Do this: Search the material below for the string "Python" and extract each line that has it.

:::

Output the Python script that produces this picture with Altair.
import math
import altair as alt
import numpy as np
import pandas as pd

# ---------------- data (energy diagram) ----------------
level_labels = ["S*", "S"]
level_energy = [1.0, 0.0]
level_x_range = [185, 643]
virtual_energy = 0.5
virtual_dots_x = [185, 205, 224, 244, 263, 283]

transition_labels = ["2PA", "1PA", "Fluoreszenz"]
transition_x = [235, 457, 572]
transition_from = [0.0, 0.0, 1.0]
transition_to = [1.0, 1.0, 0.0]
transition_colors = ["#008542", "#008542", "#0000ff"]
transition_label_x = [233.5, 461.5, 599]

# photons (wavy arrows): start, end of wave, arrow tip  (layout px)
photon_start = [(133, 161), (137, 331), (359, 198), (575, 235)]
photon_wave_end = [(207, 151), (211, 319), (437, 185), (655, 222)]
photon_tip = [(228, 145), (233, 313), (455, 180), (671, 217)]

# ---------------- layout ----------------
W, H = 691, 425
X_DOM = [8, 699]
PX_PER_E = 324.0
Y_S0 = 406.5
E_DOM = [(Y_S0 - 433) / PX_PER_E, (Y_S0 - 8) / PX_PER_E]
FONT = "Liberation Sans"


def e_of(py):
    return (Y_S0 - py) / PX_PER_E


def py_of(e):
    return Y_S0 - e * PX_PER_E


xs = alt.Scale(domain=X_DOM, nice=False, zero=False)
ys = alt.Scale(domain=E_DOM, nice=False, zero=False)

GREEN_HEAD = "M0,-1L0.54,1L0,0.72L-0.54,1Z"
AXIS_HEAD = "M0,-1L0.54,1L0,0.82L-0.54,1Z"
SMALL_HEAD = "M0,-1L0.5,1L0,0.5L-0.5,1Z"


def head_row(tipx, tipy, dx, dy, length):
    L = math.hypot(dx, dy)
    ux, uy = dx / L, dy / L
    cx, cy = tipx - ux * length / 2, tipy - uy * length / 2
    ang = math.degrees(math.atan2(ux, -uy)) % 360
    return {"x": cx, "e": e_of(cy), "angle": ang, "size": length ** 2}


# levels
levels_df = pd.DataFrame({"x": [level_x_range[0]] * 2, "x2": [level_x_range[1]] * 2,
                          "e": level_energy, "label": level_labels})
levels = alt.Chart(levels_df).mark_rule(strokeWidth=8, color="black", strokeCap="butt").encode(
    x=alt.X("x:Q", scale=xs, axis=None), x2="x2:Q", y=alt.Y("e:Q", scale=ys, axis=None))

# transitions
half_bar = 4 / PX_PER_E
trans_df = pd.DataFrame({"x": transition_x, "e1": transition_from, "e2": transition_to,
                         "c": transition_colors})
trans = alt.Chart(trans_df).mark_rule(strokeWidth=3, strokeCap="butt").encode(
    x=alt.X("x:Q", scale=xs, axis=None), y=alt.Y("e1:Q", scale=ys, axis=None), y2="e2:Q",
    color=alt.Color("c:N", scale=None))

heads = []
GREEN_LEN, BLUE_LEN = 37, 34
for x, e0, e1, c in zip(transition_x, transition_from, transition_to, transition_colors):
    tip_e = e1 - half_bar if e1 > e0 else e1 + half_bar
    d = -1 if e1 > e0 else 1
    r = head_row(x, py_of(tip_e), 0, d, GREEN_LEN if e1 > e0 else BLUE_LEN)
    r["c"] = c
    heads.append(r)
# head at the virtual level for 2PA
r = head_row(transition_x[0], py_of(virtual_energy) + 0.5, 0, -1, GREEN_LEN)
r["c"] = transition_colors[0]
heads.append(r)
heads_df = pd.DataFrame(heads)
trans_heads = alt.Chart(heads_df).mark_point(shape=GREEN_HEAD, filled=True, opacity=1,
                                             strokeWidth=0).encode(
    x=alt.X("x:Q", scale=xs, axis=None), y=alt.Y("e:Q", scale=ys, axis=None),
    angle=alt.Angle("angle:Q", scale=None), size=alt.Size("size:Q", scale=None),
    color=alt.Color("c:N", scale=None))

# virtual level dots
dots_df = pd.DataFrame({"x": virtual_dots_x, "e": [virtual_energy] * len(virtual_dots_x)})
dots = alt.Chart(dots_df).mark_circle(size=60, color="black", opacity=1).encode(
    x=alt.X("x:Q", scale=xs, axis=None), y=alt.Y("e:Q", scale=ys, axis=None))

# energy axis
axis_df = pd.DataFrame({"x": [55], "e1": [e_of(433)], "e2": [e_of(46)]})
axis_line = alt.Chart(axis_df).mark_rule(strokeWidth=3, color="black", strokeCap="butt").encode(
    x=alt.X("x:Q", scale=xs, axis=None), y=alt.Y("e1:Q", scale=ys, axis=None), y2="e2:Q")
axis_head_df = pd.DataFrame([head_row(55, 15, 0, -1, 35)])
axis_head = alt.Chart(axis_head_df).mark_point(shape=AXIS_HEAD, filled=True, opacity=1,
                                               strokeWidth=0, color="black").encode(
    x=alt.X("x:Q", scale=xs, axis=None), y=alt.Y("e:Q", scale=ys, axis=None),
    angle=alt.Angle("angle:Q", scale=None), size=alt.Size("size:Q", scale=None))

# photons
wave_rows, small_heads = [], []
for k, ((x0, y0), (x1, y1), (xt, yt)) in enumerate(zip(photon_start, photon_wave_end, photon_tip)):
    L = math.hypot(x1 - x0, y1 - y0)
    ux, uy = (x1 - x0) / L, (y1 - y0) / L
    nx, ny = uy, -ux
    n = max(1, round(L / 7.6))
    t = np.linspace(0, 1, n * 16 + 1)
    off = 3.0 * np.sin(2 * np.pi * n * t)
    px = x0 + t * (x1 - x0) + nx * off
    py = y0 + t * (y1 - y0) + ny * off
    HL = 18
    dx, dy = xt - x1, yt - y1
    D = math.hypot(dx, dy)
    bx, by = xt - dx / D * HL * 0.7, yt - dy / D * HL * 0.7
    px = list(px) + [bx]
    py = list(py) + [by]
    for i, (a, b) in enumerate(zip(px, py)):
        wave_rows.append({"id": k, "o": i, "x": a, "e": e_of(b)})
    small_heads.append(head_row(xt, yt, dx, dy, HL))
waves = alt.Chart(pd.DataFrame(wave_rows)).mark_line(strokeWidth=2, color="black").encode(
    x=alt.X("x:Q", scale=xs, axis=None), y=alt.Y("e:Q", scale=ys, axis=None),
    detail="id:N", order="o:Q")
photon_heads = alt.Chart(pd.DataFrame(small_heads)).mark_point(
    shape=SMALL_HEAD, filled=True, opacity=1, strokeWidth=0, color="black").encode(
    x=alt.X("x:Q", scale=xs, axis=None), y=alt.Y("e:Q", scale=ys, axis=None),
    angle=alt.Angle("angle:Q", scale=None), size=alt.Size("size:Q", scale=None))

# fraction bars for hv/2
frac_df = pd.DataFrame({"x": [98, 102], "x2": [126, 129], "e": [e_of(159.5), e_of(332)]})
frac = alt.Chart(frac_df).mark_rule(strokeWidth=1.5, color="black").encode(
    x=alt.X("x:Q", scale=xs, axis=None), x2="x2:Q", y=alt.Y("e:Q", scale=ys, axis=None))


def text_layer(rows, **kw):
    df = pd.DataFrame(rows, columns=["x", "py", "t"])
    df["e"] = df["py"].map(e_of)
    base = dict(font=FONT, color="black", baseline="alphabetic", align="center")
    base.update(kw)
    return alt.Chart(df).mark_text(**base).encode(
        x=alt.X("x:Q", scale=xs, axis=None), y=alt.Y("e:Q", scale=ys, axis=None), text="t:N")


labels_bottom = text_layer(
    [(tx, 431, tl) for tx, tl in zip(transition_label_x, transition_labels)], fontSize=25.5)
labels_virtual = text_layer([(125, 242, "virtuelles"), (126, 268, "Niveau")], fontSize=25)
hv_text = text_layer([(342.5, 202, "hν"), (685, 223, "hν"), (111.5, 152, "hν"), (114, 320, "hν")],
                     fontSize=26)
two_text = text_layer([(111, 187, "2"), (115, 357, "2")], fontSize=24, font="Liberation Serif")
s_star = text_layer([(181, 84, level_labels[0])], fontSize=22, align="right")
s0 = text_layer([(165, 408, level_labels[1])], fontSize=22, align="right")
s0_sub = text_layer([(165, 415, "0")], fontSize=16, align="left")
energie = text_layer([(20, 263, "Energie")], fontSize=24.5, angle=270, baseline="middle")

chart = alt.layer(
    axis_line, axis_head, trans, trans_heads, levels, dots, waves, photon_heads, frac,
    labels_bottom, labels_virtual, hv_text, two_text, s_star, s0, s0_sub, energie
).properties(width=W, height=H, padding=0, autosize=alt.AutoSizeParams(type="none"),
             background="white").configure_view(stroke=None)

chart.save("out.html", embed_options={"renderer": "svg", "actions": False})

:::

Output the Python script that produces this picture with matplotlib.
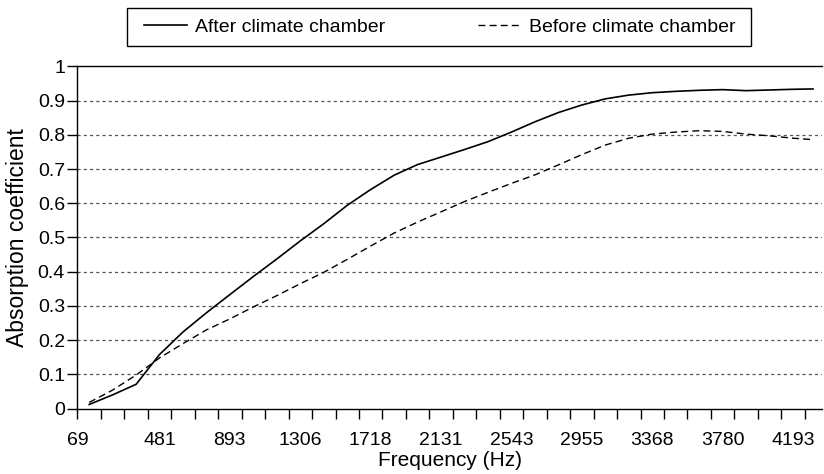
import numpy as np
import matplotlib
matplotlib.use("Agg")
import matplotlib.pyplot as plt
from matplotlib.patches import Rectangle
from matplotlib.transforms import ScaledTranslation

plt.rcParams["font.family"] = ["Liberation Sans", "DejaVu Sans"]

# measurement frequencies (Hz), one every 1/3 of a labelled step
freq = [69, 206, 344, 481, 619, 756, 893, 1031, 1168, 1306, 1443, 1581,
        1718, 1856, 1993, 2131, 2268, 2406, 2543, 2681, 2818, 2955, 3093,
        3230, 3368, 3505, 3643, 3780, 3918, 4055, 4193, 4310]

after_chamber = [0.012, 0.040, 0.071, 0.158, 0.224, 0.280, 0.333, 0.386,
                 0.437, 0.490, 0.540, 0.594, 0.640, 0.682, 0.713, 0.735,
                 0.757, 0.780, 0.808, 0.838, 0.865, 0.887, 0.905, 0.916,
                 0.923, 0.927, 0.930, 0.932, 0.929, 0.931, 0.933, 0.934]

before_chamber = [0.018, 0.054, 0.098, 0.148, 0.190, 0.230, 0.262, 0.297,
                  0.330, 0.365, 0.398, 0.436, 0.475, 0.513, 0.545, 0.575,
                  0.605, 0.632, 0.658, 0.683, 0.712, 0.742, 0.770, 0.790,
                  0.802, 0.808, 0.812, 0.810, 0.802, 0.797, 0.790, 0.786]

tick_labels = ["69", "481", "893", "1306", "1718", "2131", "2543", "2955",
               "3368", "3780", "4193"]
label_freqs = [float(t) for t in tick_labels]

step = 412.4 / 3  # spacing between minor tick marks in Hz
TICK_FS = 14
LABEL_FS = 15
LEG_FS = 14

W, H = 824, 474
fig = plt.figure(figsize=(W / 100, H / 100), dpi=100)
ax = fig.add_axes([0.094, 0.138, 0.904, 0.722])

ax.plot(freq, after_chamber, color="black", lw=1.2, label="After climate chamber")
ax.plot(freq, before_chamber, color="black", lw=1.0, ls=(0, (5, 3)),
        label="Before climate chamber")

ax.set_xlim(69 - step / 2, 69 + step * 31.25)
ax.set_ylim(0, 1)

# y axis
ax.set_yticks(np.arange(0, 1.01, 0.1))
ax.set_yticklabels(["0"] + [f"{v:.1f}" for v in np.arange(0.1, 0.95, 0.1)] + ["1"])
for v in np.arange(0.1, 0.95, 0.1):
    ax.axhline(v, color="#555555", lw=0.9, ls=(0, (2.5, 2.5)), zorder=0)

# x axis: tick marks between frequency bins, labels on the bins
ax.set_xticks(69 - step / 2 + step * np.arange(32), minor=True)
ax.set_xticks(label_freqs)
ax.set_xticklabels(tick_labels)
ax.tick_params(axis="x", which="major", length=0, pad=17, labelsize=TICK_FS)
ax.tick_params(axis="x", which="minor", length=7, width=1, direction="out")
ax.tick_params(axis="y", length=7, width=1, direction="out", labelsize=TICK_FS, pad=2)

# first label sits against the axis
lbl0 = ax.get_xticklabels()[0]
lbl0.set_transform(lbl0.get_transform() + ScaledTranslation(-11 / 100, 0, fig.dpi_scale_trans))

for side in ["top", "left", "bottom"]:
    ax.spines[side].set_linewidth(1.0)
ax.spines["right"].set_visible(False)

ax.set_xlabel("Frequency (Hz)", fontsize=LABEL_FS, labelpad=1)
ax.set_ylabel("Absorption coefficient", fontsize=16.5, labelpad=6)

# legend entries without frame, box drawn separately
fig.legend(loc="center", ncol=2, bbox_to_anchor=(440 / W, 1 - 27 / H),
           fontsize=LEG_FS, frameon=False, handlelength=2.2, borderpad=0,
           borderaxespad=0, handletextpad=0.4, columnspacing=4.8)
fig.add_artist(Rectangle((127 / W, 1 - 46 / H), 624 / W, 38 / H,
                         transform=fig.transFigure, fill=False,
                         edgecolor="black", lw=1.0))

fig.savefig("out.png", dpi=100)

:::

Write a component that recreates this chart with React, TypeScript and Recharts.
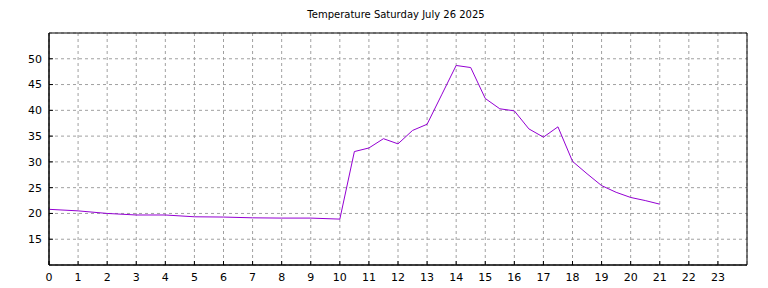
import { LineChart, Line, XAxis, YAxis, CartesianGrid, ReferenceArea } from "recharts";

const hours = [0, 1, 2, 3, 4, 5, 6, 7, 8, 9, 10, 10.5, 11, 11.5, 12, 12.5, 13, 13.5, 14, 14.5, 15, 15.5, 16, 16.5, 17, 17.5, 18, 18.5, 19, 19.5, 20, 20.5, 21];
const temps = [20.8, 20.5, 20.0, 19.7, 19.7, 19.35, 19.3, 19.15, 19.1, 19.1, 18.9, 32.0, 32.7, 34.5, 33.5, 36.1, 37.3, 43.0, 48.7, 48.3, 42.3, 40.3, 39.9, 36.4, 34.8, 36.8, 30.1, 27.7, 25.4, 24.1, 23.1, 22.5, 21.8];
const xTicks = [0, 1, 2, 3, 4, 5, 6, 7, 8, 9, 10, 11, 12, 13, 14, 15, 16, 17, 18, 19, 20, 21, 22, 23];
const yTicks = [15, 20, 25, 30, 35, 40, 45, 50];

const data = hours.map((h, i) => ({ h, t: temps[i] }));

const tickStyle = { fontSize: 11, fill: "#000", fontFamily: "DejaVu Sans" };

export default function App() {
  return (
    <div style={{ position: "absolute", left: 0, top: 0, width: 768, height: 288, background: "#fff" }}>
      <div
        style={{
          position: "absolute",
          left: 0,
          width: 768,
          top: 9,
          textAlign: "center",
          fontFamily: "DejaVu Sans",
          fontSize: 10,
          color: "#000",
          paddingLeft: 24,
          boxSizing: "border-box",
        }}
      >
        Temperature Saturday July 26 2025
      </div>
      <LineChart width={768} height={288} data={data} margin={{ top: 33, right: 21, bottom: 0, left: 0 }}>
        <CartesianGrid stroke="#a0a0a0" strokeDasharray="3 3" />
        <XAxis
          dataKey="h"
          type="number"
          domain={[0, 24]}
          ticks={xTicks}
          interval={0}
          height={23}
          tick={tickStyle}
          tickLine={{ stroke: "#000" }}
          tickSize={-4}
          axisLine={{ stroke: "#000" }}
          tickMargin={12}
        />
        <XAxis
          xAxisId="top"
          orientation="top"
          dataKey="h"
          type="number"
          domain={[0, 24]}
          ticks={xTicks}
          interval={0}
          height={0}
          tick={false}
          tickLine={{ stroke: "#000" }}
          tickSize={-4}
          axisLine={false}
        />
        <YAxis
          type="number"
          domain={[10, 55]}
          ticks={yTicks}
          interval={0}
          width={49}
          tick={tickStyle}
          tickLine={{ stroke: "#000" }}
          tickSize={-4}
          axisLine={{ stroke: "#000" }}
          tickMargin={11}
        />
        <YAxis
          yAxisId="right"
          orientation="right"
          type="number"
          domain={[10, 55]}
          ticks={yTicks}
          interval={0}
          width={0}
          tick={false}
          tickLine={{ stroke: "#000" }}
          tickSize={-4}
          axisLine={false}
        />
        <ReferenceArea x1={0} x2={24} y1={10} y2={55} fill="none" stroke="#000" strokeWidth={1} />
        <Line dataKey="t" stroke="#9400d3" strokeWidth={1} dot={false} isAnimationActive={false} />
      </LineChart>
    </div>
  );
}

:::

Reply to the task:
Output the Python script that produces this picture with Altair.
Output the Python script that produces this picture with matplotlib.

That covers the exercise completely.